Opinion ID: 424928
Heading Depth: 2
Heading Rank: 1

Heading: Woodruff Dismissal

Text: 77 In their cross-appeal, the plaintiffs contend that the district court improperly dismissed Plaintiff Woodruff for threatening to disrupt the trial. The plaintiff, while waiting to enter the courtroom, ripped off clothes provided to him and threatened to rip them off again in court. The district judge decided that he could not allow the plaintiff an opportunity to carry out that threat. 78 The sanction of involuntary dismissal with prejudice is severe, and should be used only when lesser sanctions are inappropriate or ineffective.

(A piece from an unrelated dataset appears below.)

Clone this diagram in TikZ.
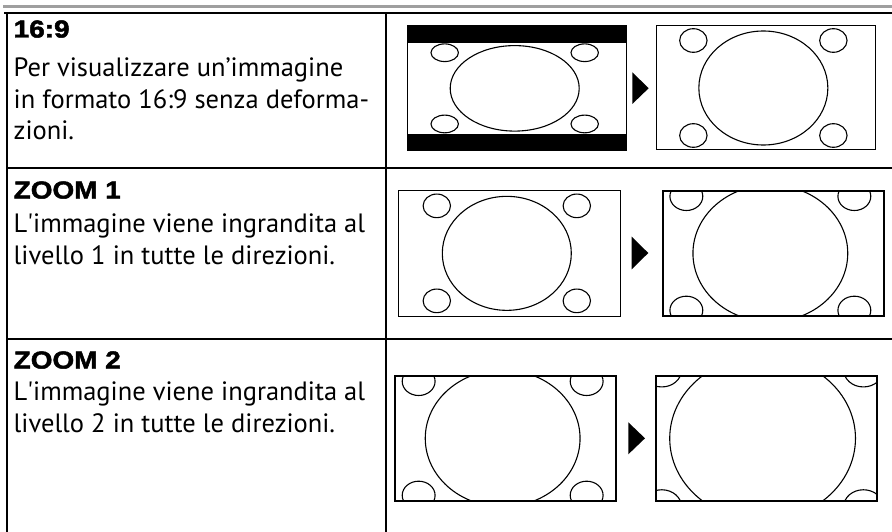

See, e.g., McCargo v. Hedrick, 545 F.2d 393 (4th Cir.1976). In Botany v. Heeringa, 521 F.Supp. 1369 (E.D.Wis.1981), for example, the district court faced a pro se state prison inmate alleging under Section 1983 that his civil rights were violated. That plaintiff seriously disrupted the trial. The court, recognizing that the usual punishments for contempt would be ineffectual against a prisoner who sued in forma pauperis, dismissed the case with prejudice in order to preserve the orderly operation of the court. 79 The decision to dismiss the plaintiff's claims falls within the discretion of the district court, and absent an abuse of that discretion we will affirm its judgment. The record supports the court's finding that the plaintiff threatened to disrupt the proceedings. We think the court acted properly in the face of Plaintiff Woodruff's disruptive, contumacious, stubbornly defiant conduct. Illinois v. Allen, 397 U.S. 337, 343, 90 S.Ct. 1057, 1060, 25 L.Ed.2d 353 (1970). The court weighed the plaintiff's rights, the threat of disruption, and the consequences of declaring a mistrial in an action involving seven other plaintiffs and eighteen defendants if Plaintiff Woodruff misbehaved in front of the jury. Under the unusual circumstances of the case the district court's action was justified.